General internet searches are the most common method of gathering information on EVs (36% of the population starts here), followed by vehicle manufacturers (23%), friends/family (17%), dealers and automobile magazines and websites (14% and 13%, respectively), the report noted. However, the internet often leaves out details that buyers may find important — important enough to change a buying decision?
“For example, owning an EV substitutes the electricity provider for the neighborhood gas station as the provider of fuel. Simple enough to understand, but consumers are unlikely to contact their electricity providers when they’re doing their EV research and making their purchase (only 4% think of their electricity provider as a source of information),” the report stated.
As a result, they miss out on the fact that many utilities offer a rebate for buying an EV or offer special charging rates for EVs that are dependent upon the time of day. Many utilities will offer lower prices on home charging stations as well.
Oldies but goodies
Despite the optimistic numbers, there are still concerns about EV ownership — most of which are relatively familiar.
Among consumers who are unlikely to consider an EV, half are “concerned that the battery will not have enough range to get me to where I need to go”. Forty-eight percent are concerned about maintenance and battery costs, and 47% are concerned that the battery will not be reliable or will leave them stranded. This lack of education is a key area of opportunity for electricity providers and other stakeholders.

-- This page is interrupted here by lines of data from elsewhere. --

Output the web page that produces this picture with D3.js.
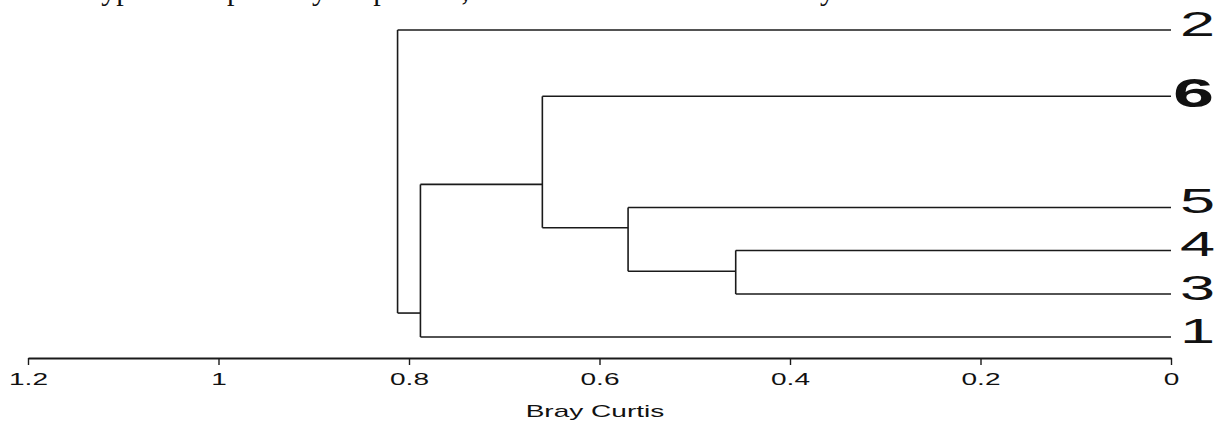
<!DOCTYPE html>
<html>
<head>
<meta charset="utf-8">
<script src="https://cdn.jsdelivr.net/npm/d3@7"></script>
<style>
  body { margin: 0; background: #fff; }
  svg { display: block; }
</style>
</head>
<body>
<div id="dendro"></div>
<script>
var svgWidth = 1217;
var svgHeight = 425;

// leaves, top to bottom, and their row position (0 = top leaf, 1 = bottom leaf)
var leaves = ["2", "6", "5", "4", "3", "1"];
var leafRow = [0, 0.216, 0.578, 0.718, 0.860, 1];

// merges: two children, Bray Curtis height, row where the node joins its parent
var mergeLeft = ["4", "5", "6", "1", "2"];
var mergeRight = ["3", "m0", "m1", "m2", "m3"];
var mergeHeight = [0.457, 0.570, 0.660, 0.788, 0.812];
var mergeRow = [0.786, 0.644, 0.503, 0.922, null];

var tickValues = [1.2, 1, 0.8, 0.6, 0.4, 0.2, 0];

var svg = d3.select("#dendro")
  .append("svg")
  .attr("width", svgWidth)
  .attr("height", svgHeight);

var xScale = d3.scaleLinear().domain([1.2, 0]).range([28, 1171]);
var yScale = d3.scaleLinear().domain([0, 1]).range([30, 337]);
var axisY = 358;

// cut-off line of body text above the figure
var topText = svg.append("text")
  .attr("y", 0)
  .attr("font-family", "Liberation Serif, Times New Roman, serif")
  .attr("font-size", "30px")
  .attr("fill", "#111");
[["types is", 93], ["possibly", 227], ["explained, which is further shown", 345], ["by", 805]]
  .forEach(function(w) {
    topText.append("tspan").attr("x", w[1]).text(w[0]);
  });

// row and height of every node
var rowOf = {};
var heightOf = {};
leaves.forEach(function(l, i) { rowOf[l] = leafRow[i]; heightOf[l] = 0; });
var parentOf = {};
mergeLeft.forEach(function(a, i) {
  var id = "m" + i;
  var b = mergeRight[i];
  heightOf[id] = mergeHeight[i];
  rowOf[id] = mergeRow[i];
  parentOf[a] = id;
  parentOf[b] = id;
});

var lineColor = "#1a1a1a";
var links = svg.append("g")
  .attr("stroke", lineColor)
  .attr("stroke-width", 1.6)
  .attr("fill", "none");

// horizontal segments from each node to its parent
Object.keys(parentOf).forEach(function(n) {
  var p = parentOf[n];
  links.append("line")
    .attr("x1", xScale(heightOf[n]))
    .attr("x2", xScale(heightOf[p]))
    .attr("y1", yScale(rowOf[n]))
    .attr("y2", yScale(rowOf[n]));
});

// vertical segments of each merge
mergeLeft.forEach(function(a, i) {
  var b = mergeRight[i];
  links.append("line")
    .attr("x1", xScale(mergeHeight[i]))
    .attr("x2", xScale(mergeHeight[i]))
    .attr("y1", yScale(rowOf[a]))
    .attr("y2", yScale(rowOf[b]));
});

// leaf labels
svg.append("g").selectAll("text")
  .data(leaves)
  .enter()
  .append("text")
  .attr("transform", function(d) {
    var bold = d === "6";
    var x = bold ? 1173 : 1180;
    var y = yScale(rowOf[d]) + (bold ? 11 : 6);
    return "translate(" + x + "," + y + ") scale(1.8,1)";
  })
  .attr("font-family", "Liberation Sans, Arial, sans-serif")
  .attr("font-size", function(d) { return d === "6" ? "41px" : "35px"; })
  .attr("font-weight", function(d) { return d === "6" ? "bold" : "normal"; })
  .attr("fill", "#111")
  .text(function(d) { return d; });

// axis
var bottomAxis = d3.axisBottom(xScale)
  .tickValues(tickValues)
  .tickSize(7)
  .tickSizeOuter(0)
  .tickFormat(function(d) { return String(d); });

var axisG = svg.append("g")
  .attr("transform", "translate(0," + axisY + ")")
  .call(bottomAxis);

axisG.select(".domain").attr("stroke", lineColor).attr("stroke-width", 1.8);
axisG.selectAll(".tick line").attr("stroke", lineColor).attr("stroke-width", 1.4);
axisG.selectAll(".tick text")
  .attr("y", 0)
  .attr("dy", 0)
  .attr("transform", "translate(0,27) scale(1.7,1)")
  .attr("font-family", "Liberation Sans, Arial, sans-serif")
  .attr("font-size", "16.5px")
  .attr("fill", "#111");

svg.append("text")
  .attr("transform", "translate(595,417) scale(1.65,1)")
  .attr("text-anchor", "middle")
  .attr("font-family", "Liberation Sans, Arial, sans-serif")
  .attr("font-size", "17px")
  .attr("fill", "#111")
  .text("Bray Curtis");
</script>
</body>
</html>
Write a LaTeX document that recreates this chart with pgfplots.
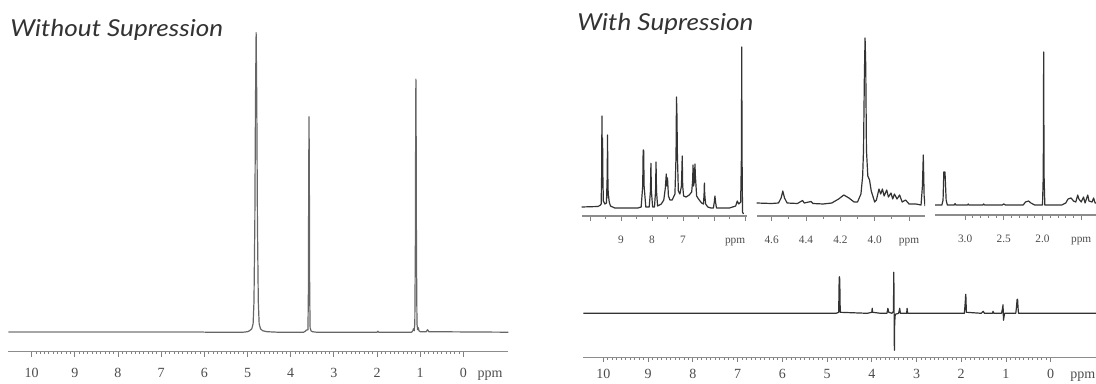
\documentclass[border=0pt]{standalone}
\usepackage{fontspec}
\setmainfont{Liberation Serif}
\newfontfamily\titlefont{Lato}[FakeStretch=1.12]
\usepackage{pgfplots}
\pgfplotsset{compat=1.18}
\pgfplotsset{
  nmr/.style={
    scale only axis, axis x line*=bottom, axis y line=none, x dir=reverse,
    tick align=outside, major tick length=3.75pt, minor tick length=1.9pt,
    axis line style={draw=black!45, line width=0.9pt},
    tick style={draw=black!50, line width=0.6pt},
    xticklabel style={font=\fontsize{10.5}{12}\selectfont, text=black!70, yshift=-4pt},
    typeset ticklabels with strut,
    ymin=0, ytick=\empty,
    extra x tick style={tick style={draw=none}},
    /pgf/number format/assume math mode=true,
  },
  spec/.style={line width=0.9pt, line join=round, black!75},
}
\begin{document}
\begin{tikzpicture}
\path[use as bounding box] (0,0) rectangle (822pt,287.25pt);
\node[anchor=base west, inner sep=0pt, font=\titlefont\itshape\fontsize{17.5}{20}\selectfont, text=black!80] at (7.5pt,260pt) {Without Supression};
\node[anchor=base west, inner sep=0pt, font=\titlefont\itshape\fontsize{17.5}{20}\selectfont, text=black!80] at (432.75pt,264.5pt) {With Supression};

% ---------- left: without suppression ----------
\begin{axis}[nmr, at={(6.225pt,23.475pt)}, anchor=south west,
  width=375pt, height=247.5pt, xmin=-1.04, xmax=10.54, ymax=330,
  xtick={0,1,...,10}, minor x tick num=9,
  extra x ticks={-0.62}, extra x tick labels={ppm}]
\addplot[spec, black!35, line width=1.1pt] coordinates {(10.54,19.5) (6.0,19.5)};
\addplot[spec, black!60] coordinates {
(6.0,19.5) (5.10,19.5) (5.0,20) (4.95,21) (4.90,23) (4.87,28) (4.85,50) (4.83,130) (4.815,250) (4.80,319)
(4.785,250) (4.77,130) (4.75,50) (4.73,28) (4.70,23) (4.65,21) (4.55,20) (4.30,19.5)
(3.70,19.5) (3.66,20.5) (3.64,21.5) (3.60,22) (3.59,60) (3.582,180) (3.575,235) (3.568,180) (3.56,60)
(3.55,24) (3.53,21) (3.50,20) (3.40,19.5) (2.00,19.5) (1.98,20.5) (1.96,19.5)
(1.20,19.5) (1.17,21) (1.155,23) (1.14,21) (1.125,28) (1.113,100) (1.105,230) (1.10,272.5)
(1.095,230) (1.087,100) (1.075,28) (1.06,22) (1.045,24) (1.03,21) (1.00,20)
(0.86,20) (0.83,22) (0.80,20) (-1.04,19.5)};
\end{axis}

% ---------- inset 1 ----------
\begin{axis}[nmr, at={(436.275pt,125.25pt)}, anchor=south west,
  width=123.75pt, height=135pt, xmin=4.945, xmax=10.268, ymax=180,
  xtick={5,6,7,8,9,10}, xticklabels={,,7,8,9,}, minor x tick num=1,
  xticklabel style={font=\fontsize{8.5}{10}\selectfont, yshift=-2pt},
  extra x ticks={5.32}, extra x tick labels={ppm}]
\addplot[spec, black!80] coordinates {
(10.27,9) (9.75,9.5) (9.68,10.5) (9.64,12) (9.625,40) (9.615,100) (9.605,60) (9.595,78) (9.585,40)
(9.57,15) (9.52,12) (9.47,13) (9.445,40) (9.435,81) (9.425,40) (9.41,18) (9.40,20) (9.38,14)
(9.34,10) (9.20,8) (8.45,8) (8.35,9) (8.30,30) (8.285,66) (8.27,66) (8.255,30) (8.20,9)
(8.09,9) (8.05,25) (8.035,52.7) (8.02,25) (7.98,9) (7.92,9) (7.885,25) (7.87,54) (7.855,25)
(7.82,10) (7.70,12) (7.62,16) (7.57,28) (7.54,42) (7.52,30) (7.50,38) (7.47,20) (7.42,16)
(7.35,16) (7.26,22) (7.225,60) (7.21,119) (7.195,100) (7.18,60) (7.15,25) (7.10,22)
(7.05,30) (7.025,60) (7.01,30) (6.98,20) (6.90,19) (6.80,21) (6.72,24) (6.69,35) (6.675,51)
(6.66,30) (6.63,35) (6.615,52) (6.60,40) (6.56,20) (6.50,17) (6.40,13) (6.34,12) (6.32,22)
(6.31,33) (6.30,22) (6.27,12) (6.20,9) (6.10,8) (6.02,8) (5.99,14) (5.97,20) (5.95,14)
(5.92,8) (5.50,8) (5.30,10) (5.25,15) (5.20,12) (5.14,14) (5.115,60) (5.105,169) (5.095,60)
(5.08,4) (5.05,2)};
\end{axis}

% ---------- inset 2 ----------
\begin{axis}[nmr, at={(567.525pt,125.25pt)}, anchor=south west,
  width=126.225pt, height=135pt, xmin=3.707, xmax=4.687, ymax=180,
  xtick={3.8,4.0,4.2,4.4,4.6}, xticklabels={ppm,4.0,4.2,4.4,4.6}, minor x tick num=1,
  xticklabel style={font=\fontsize{8.5}{10}\selectfont, yshift=-2pt}]
\addplot[spec, black!80] coordinates {
(4.687,13) (4.60,12.5) (4.56,13) (4.545,18) (4.535,25) (4.525,18) (4.51,13) (4.45,12.5)
(4.42,15.5) (4.41,13) (4.37,14.5) (4.36,12.5) (4.30,12) (4.25,13) (4.21,17) (4.18,21)
(4.15,18) (4.12,14) (4.10,14) (4.08,22) (4.07,40) (4.065,66) (4.06,140) (4.056,178)
(4.052,150) (4.048,66) (4.04,40) (4.03,36) (4.02,25) (4.00,14) (3.99,16) (3.975,27)
(3.965,22) (3.955,27) (3.945,20) (3.93,26) (3.92,19) (3.905,23) (3.895,17) (3.885,22)
(3.87,17) (3.855,21) (3.84,14) (3.82,16) (3.80,12) (3.76,12) (3.73,11) (3.722,30)
(3.717,61) (3.712,20) (3.707,10)};
\end{axis}

% ---------- inset 3 ----------
\begin{axis}[nmr, at={(701.25pt,126pt)}, anchor=south west,
  width=123.75pt, height=135pt, xmin=1.257, xmax=3.389, ymax=180,
  xtick={1.5,2.0,2.5,3.0}, xticklabels={ppm,2.0,2.5,3.0}, minor x tick num=4,
  xticklabel style={font=\fontsize{8.5}{10}\selectfont, yshift=-2pt}]
\addplot[spec, black!80] coordinates {
(3.389,10) (3.30,10) (3.285,15) (3.275,43) (3.26,43) (3.245,15) (3.23,10) (3.14,10)
(3.13,11.5) (3.12,10) (2.97,10) (2.96,11) (2.95,10) (2.77,10) (2.76,11) (2.75,10)
(2.52,10) (2.50,11) (2.48,10) (2.25,10) (2.22,13) (2.18,14) (2.15,12) (2.10,10)
(2.00,10) (1.99,40) (1.985,163) (1.98,40) (1.97,10) (1.90,10) (1.75,10) (1.70,12)
(1.67,16) (1.63,17) (1.60,14) (1.57,13) (1.545,20) (1.53,16) (1.50,13) (1.47,18)
(1.45,12) (1.415,20) (1.40,14) (1.36,13) (1.34,17) (1.32,12) (1.257,12)};
\end{axis}

% ---------- bottom right ----------
\begin{axis}[nmr, at={(437.475pt,19.275pt)}, anchor=south west,
  width=387.5pt, height=75pt, xmin=-1.102, xmax=10.45, ymax=100,
  xtick={0,1,...,10}, minor x tick num=9,
  xticklabel style={yshift=3.5pt},
  extra x ticks={-0.72}, extra x tick labels={ppm}]
\addplot[spec, black!80] coordinates {
(10.45,44) (4.80,44) (4.74,45) (4.73,75) (4.725,80.5) (4.72,80.5) (4.715,75) (4.705,45)
(4.10,44) (4.00,45) (3.99,49) (3.98,45) (3.80,44) (3.66,44) (3.64,49) (3.62,45) (3.55,44)
(3.515,46) (3.508,85) (3.502,60) (3.498,20) (3.494,7) (3.488,35) (3.475,43) (3.40,44)
(3.375,49) (3.36,44) (3.22,44) (3.21,49) (3.20,44) (1.93,44) (1.91,55) (1.90,63)
(1.895,60) (1.885,45) (1.55,44) (1.51,46) (1.48,44) (1.30,44) (1.29,46) (1.27,44)
(1.10,44) (1.08,48) (1.065,52.6) (1.06,44) (1.055,37) (1.045,40) (1.03,44) (0.78,44)
(0.765,50) (0.75,58) (0.74,58) (0.73,50) (0.72,44) (-1.102,44)};
\end{axis}
\end{tikzpicture}
\end{document}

One interesting finding from this research is that 33% of non-EV owners said they would be interested in purchasing an EV if the cost was the same as a gas-powered vehicle.
“When we probed further about what they wanted to pay for that EV, we found that many consumers are willing to pay a bit more for the EV than they paid for their last gasoline-powered car,” the report noted, adding “This is particularly evident at mid-price points between $30,000-$49,999.”